Trials have been conducted in a steel plant result of which has been shown above. The wire used was the conventional calcium-iron material bearing wire of 13 mm diameter with 0.4 mm sheath thickness and the injection was done at a steel bath temperature of 1630° C. when the liquidus of bath was 1525° C. The reduction of injection speed (V) from 240 m/min to 150 m/min has shown an improvement in the yield of calcium as shown in FIG. 3.

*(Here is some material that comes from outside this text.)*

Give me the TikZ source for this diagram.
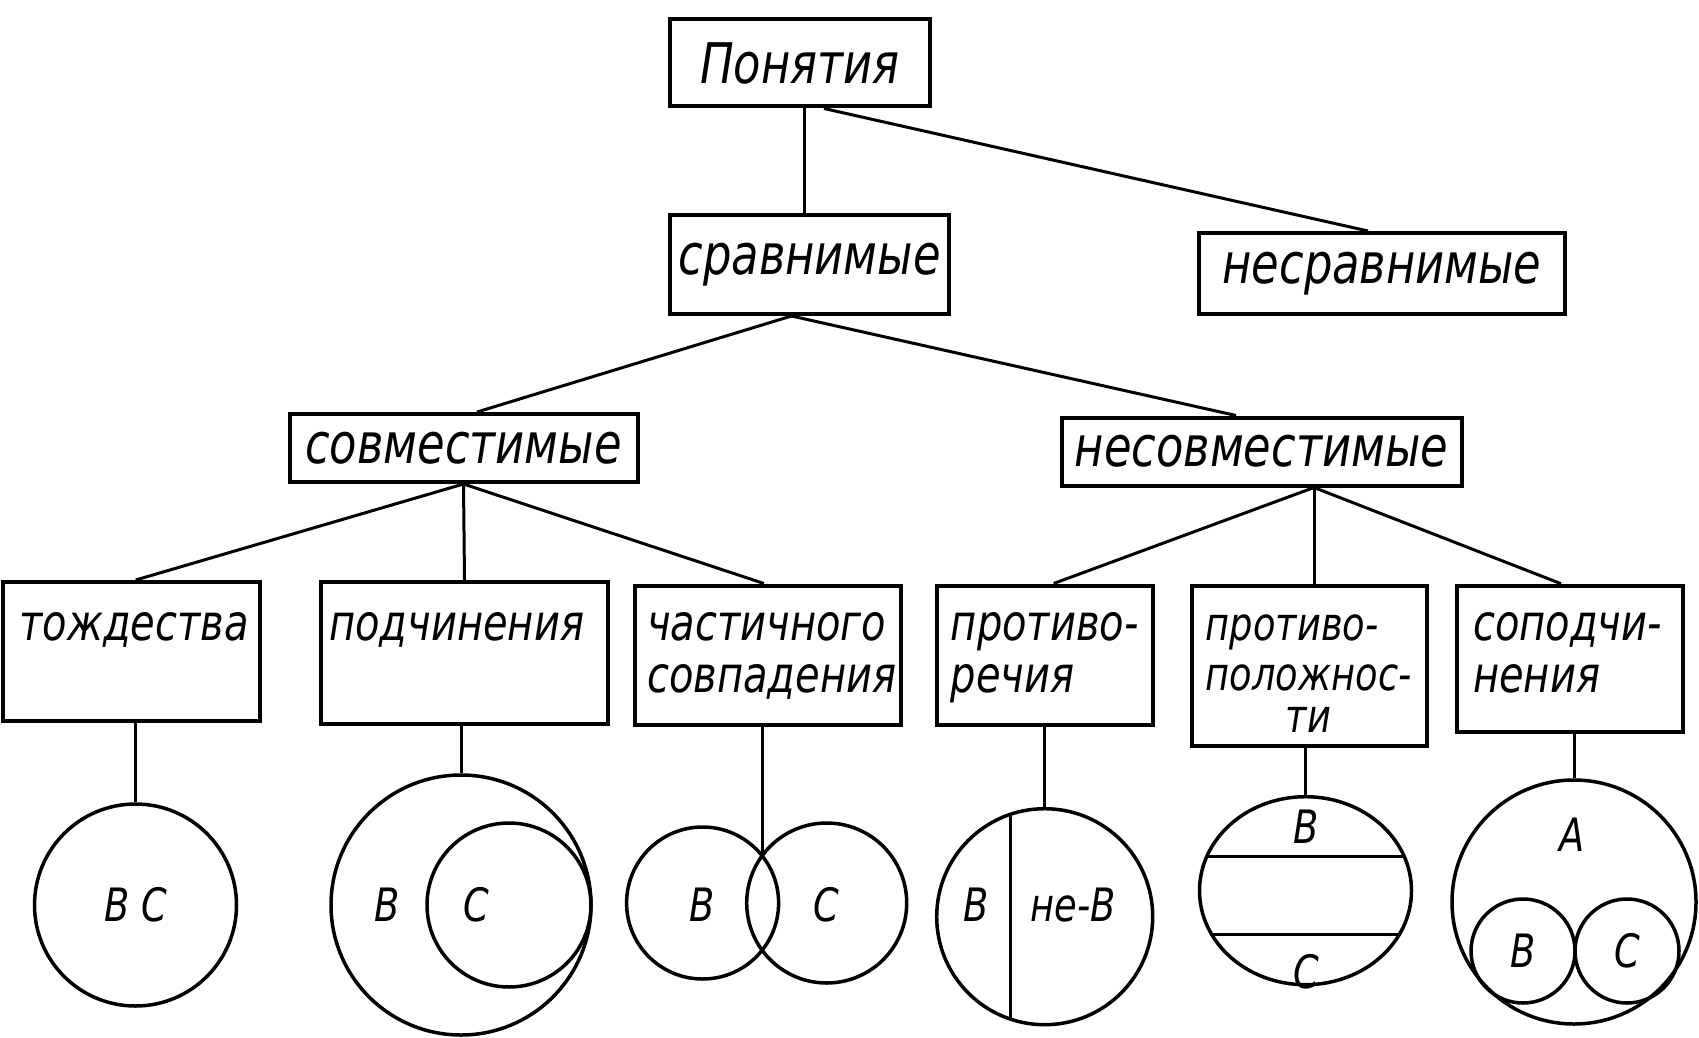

The next phase of trial was conducted using 16 mm calcium iron material bearing wire having 0.4 mm sheath thickness. The further improvement in the yield is evident from the FIG. 3. The reduction in material consumption to achieve the same level of treatment efficiency is shown in FIG. 4.

Claims

1. A cored wire injection process for introducing fluxes and alloying additives in a liquid steel bath after adjusting a bath temperature and a chemistry of liquid steel in a secondary treatment unit, a ladle of said treatment unit having a bath depth, said injection process comprising the steps of:

determining dimensions of a prefabricated cored wire containing the fluxes and alloying additives based upon a grade of the liquid steel in the liquid steel bath, the bath temperature, a size of the ladle, the bath depth of the ladle, and properties of a cored wire material, wherein the dimensions of the prefabricated cored wire are determined for maximum utilization of said additives;

determining a speed of injection of the prefabricated cored wire into the ladle based upon the grade of the liquid steel in the liquid steel bath, the bath temperature, the size of the ladle, the bath depth of the ladle, and the properties of the cored wire material;

providing a prefabricated cored wire containing the fluxes and alloying additives and having the determined dimensions;

injecting the prefabricated cored wire into the ladle at the determined speed of injection; and

releasing said additives from the prefabricated cored wire very close to a bottom of the ladle at a depth approximately equal to the bath depth.

2. The process as claimed in claim 1, wherein the bath temperature is approximately 1630° C., the bath depth is 3 m, the dimensions of the prefabricated cored wire are 18 mm in diameter and 0.8 mm in sheath thickness, and the injection speed is approximately 110 m/min.

3. The process as claimed in claim 1, wherein the ladle is a 140 ton ladle.

4. The process as claimed in claim 1, wherein said additive is a ferro-alloy material.

5. The process as claimed in claim 1, wherein said additive is a calcium bearing material.

6. The process as claimed in claim 5, wherein said calcium bearing material comprises calcium-silicide.

7. The process as claimed in claim 5, wherein said calcium bearing material comprises calcium iron.